DO THIS - Reproduce nothing but the lines from the start of the material through the line that includes "800], nice=False), axis=axis)", both ends included, and omit every picture.

# # #

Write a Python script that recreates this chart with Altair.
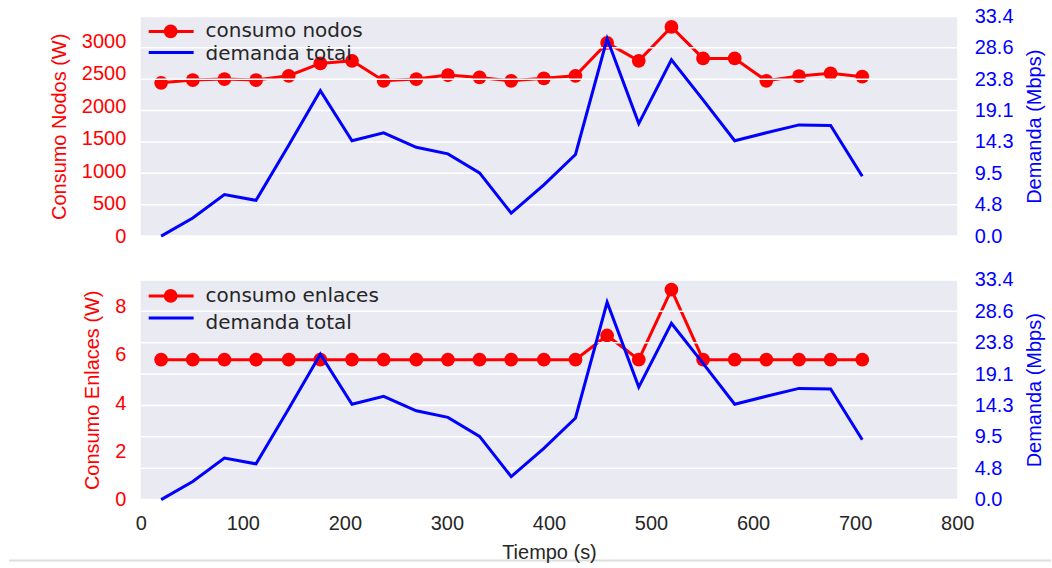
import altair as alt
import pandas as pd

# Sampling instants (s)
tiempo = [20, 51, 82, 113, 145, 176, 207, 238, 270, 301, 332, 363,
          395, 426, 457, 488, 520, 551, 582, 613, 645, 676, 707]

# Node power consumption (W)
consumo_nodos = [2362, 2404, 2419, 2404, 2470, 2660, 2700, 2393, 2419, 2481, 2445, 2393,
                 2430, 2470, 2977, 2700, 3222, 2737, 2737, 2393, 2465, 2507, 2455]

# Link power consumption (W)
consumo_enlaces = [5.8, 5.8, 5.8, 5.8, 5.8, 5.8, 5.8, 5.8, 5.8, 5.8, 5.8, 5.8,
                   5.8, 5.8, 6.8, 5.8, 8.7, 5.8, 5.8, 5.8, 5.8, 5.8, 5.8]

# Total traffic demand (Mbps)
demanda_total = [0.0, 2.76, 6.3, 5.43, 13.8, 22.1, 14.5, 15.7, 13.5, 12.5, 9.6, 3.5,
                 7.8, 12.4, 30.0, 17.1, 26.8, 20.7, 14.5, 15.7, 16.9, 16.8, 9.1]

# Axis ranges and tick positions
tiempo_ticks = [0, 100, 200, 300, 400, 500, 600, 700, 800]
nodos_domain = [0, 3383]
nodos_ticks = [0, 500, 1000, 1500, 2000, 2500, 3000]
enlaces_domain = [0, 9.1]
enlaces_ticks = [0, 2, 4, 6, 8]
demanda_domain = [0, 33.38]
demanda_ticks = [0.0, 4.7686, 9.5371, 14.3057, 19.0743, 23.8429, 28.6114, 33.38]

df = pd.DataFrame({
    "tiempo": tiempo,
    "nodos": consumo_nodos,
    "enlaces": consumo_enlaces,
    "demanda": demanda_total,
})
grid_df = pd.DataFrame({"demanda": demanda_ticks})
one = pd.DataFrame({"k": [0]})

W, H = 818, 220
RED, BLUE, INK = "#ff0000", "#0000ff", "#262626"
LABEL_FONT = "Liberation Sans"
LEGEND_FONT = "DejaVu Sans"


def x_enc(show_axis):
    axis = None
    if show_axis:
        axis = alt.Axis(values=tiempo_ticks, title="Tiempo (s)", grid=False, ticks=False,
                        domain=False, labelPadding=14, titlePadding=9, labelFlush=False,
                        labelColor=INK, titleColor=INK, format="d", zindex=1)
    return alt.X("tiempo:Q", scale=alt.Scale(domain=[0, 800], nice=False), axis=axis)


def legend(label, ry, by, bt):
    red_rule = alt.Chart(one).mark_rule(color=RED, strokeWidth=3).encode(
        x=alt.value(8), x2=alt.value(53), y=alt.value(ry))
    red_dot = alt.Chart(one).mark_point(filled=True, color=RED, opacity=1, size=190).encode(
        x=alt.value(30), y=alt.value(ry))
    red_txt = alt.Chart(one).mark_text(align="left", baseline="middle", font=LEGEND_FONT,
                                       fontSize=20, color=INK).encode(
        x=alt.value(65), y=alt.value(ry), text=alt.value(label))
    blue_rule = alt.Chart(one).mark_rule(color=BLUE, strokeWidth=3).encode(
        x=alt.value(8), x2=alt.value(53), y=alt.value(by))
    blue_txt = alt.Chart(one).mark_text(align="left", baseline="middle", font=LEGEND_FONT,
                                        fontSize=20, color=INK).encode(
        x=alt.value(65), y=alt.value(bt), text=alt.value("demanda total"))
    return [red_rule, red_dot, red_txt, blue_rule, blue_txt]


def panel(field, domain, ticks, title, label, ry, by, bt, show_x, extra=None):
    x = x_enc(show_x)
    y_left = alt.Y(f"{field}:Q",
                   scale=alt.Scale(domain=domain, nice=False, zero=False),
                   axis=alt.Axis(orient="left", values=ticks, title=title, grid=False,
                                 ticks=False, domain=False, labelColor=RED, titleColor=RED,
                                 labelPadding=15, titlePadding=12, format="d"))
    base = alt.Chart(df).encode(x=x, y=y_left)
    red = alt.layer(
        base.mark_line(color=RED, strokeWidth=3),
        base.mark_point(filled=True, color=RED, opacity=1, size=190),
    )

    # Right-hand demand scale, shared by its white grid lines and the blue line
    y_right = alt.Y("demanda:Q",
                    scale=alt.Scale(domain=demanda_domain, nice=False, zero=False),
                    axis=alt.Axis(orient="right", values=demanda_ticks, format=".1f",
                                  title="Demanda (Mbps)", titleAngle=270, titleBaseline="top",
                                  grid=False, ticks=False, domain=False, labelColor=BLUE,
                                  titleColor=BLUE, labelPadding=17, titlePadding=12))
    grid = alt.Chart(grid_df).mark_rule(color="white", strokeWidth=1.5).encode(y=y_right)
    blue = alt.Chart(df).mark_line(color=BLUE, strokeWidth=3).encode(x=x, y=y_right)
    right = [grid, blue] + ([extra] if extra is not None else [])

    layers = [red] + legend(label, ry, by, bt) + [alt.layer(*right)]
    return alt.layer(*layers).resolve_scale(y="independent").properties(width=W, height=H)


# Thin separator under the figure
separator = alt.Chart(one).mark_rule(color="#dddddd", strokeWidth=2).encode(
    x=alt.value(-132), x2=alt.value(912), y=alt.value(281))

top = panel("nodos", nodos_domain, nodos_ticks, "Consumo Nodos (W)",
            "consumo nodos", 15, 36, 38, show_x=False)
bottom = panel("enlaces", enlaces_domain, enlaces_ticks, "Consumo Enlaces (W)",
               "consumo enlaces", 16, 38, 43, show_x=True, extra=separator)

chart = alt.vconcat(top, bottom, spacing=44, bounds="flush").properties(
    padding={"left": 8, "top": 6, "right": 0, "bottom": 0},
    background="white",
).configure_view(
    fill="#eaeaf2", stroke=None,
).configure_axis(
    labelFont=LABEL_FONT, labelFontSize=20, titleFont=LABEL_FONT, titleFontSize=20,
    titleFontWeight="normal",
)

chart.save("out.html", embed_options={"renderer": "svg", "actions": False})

# # #

WRITTEN ANSWER -
Write a Python script that recreates this chart with Altair.
import altair as alt
import pandas as pd

# Sampling instants (s)
tiempo = [20, 51, 82, 113, 145, 176, 207, 238, 270, 301, 332, 363,
          395, 426, 457, 488, 520, 551, 582, 613, 645, 676, 707]

# Node power consumption (W)
consumo_nodos = [2362, 2404, 2419, 2404, 2470, 2660, 2700, 2393, 2419, 2481, 2445, 2393,
                 2430, 2470, 2977, 2700, 3222, 2737, 2737, 2393, 2465, 2507, 2455]

# Link power consumption (W)
consumo_enlaces = [5.8, 5.8, 5.8, 5.8, 5.8, 5.8, 5.8, 5.8, 5.8, 5.8, 5.8, 5.8,
                   5.8, 5.8, 6.8, 5.8, 8.7, 5.8, 5.8, 5.8, 5.8, 5.8, 5.8]

# Total traffic demand (Mbps)
demanda_total = [0.0, 2.76, 6.3, 5.43, 13.8, 22.1, 14.5, 15.7, 13.5, 12.5, 9.6, 3.5,
                 7.8, 12.4, 30.0, 17.1, 26.8, 20.7, 14.5, 15.7, 16.9, 16.8, 9.1]

# Axis ranges and tick positions
tiempo_ticks = [0, 100, 200, 300, 400, 500, 600, 700, 800]
nodos_domain = [0, 3383]
nodos_ticks = [0, 500, 1000, 1500, 2000, 2500, 3000]
enlaces_domain = [0, 9.1]
enlaces_ticks = [0, 2, 4, 6, 8]
demanda_domain = [0, 33.38]
demanda_ticks = [0.0, 4.7686, 9.5371, 14.3057, 19.0743, 23.8429, 28.6114, 33.38]

df = pd.DataFrame({
    "tiempo": tiempo,
    "nodos": consumo_nodos,
    "enlaces": consumo_enlaces,
    "demanda": demanda_total,
})
grid_df = pd.DataFrame({"demanda": demanda_ticks})
one = pd.DataFrame({"k": [0]})

W, H = 818, 220
RED, BLUE, INK = "#ff0000", "#0000ff", "#262626"
LABEL_FONT = "Liberation Sans"
LEGEND_FONT = "DejaVu Sans"


def x_enc(show_axis):
    axis = None
    if show_axis:
        axis = alt.Axis(values=tiempo_ticks, title="Tiempo (s)", grid=False, ticks=False,
                        domain=False, labelPadding=14, titlePadding=9, labelFlush=False,
                        labelColor=INK, titleColor=INK, format="d", zindex=1)
    return alt.X("tiempo:Q", scale=alt.Scale(domain=[0, 800], nice=False), axis=axis)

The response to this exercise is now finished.